Why’s it important for you to work with Muslim musicians?

I guess my identity. Representation matters — it’s so important these days. I grew up not having a reference. This is my identity, do I have to sacrifice my identity or my belief for the music industry? Well, maybe not. We’ll see, let’s try it out and see what happens. It turns out it’s cool. It’s okay. People will still accept you for who you are. There’s a lot of assumptions you get yourself involved in that says you have to behave or look a certain way, and a lot of people are scared to steer away from that. For me, it was really important to be myself no matter what. Because as soon as you say “oh yeah I’ll do this” or “I’ll do that,” if you keep saying yes to everything, you start to become like anybody else. Keep something for yourself.

What are some goals yourself as an artist at this point of your career?

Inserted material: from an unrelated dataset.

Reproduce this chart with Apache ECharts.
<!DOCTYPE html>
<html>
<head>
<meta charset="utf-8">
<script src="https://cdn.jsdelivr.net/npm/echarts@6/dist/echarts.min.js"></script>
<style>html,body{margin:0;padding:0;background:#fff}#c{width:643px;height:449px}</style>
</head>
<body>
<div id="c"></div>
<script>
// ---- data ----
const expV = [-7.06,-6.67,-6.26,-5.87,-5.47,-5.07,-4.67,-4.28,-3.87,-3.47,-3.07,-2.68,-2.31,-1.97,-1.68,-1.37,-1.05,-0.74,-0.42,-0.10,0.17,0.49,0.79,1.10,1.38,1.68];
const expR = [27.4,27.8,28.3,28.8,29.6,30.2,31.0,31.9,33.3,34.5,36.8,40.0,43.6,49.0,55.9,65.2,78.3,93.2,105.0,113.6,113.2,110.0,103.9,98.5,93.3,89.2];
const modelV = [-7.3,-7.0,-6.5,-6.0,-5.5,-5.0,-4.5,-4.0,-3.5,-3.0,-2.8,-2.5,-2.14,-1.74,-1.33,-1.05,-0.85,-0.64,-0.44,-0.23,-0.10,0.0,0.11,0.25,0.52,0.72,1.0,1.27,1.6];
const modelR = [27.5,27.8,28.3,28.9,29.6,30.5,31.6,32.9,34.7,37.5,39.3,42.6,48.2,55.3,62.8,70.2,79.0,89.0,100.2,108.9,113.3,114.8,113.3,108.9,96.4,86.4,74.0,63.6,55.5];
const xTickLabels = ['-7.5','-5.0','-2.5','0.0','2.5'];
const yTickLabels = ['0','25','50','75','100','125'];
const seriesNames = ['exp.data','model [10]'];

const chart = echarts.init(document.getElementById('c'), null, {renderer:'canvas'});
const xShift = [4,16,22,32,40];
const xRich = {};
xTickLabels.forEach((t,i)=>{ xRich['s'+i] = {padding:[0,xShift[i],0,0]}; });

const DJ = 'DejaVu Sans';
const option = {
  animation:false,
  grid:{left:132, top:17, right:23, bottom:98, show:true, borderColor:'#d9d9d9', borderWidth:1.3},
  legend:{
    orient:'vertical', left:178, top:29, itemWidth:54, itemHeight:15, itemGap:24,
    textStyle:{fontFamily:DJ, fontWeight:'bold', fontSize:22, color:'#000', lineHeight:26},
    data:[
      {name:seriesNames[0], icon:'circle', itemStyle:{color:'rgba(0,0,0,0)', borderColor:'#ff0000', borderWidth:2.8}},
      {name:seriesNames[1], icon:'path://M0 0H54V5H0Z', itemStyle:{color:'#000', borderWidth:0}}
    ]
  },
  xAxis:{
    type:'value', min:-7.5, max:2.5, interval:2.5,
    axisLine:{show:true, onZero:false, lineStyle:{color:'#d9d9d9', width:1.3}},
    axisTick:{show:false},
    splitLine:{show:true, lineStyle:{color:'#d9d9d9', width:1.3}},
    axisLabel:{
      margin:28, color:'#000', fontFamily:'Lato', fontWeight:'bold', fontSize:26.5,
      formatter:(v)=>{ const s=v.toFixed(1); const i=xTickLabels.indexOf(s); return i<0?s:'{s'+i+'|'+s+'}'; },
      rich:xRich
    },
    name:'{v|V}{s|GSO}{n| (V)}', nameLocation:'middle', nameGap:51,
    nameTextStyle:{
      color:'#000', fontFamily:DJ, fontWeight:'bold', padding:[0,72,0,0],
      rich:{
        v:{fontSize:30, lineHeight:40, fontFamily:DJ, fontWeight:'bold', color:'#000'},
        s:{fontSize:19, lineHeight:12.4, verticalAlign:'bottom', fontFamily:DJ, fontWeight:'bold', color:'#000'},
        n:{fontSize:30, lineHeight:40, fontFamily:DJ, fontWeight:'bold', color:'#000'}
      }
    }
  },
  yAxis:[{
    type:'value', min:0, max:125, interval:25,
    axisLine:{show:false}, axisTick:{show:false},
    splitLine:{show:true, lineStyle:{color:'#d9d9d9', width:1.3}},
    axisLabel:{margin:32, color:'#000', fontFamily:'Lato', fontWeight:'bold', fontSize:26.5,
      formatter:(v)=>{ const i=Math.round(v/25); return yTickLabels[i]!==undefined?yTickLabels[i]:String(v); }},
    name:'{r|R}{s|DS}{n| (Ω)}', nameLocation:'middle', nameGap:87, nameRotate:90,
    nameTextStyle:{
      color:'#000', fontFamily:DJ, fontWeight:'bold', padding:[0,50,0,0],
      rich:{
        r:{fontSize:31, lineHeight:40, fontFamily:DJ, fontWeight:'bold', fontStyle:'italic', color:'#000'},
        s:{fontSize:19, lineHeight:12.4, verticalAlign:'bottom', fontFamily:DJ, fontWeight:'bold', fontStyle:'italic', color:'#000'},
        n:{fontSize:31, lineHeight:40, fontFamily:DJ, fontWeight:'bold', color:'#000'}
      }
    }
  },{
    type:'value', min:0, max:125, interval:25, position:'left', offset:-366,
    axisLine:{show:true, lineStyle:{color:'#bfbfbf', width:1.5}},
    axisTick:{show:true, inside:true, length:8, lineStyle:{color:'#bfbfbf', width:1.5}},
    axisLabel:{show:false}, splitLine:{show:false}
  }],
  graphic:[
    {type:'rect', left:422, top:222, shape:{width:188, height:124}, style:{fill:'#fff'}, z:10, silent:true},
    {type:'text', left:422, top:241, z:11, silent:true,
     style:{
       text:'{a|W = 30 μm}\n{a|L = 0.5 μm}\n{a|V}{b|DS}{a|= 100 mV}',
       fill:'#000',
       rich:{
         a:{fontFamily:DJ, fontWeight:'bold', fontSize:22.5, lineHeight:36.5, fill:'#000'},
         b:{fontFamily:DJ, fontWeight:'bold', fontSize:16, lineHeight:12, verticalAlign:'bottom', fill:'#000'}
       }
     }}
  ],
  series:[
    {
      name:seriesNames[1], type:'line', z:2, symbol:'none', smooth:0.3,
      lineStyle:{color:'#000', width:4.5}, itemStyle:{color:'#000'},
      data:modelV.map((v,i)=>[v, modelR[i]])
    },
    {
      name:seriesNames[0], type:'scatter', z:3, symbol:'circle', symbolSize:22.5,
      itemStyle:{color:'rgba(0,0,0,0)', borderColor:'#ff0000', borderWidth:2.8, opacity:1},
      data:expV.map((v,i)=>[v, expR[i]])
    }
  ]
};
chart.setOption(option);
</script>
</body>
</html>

I want to keep on making music. I really want to be a touring musician where I’m able to perform. I love performing. The way I make music now, it’s so performance-based. You gotta have dancers, you gotta have production going on. I’m really excited about it. I want to keep on doing that as long as I can, keep making music. Grammys and everything else would be a bonus.

What can we expect from your forthcoming show at The Fonda?

It’s gonna be a lot of fun. I’m bringing a different show. I’m excited about this because I’m gonna have an all-girl band. It’s like my Beyonce moment! We have our dancers. It’s really different from what I’m used to, I’m so used to just me and my guitar. This time around, everything is beat-driven. It just needs movement in the show/performance. I don’t think fans are ready for that. A lot of energy and fun.

Anything else you’d like to let us know?

My single “Pink Youth” is out, I’m excited about that. Come to my show!

Yuna plays with Skylar Stecker at 9 p.m. on July 25th at The Fonda.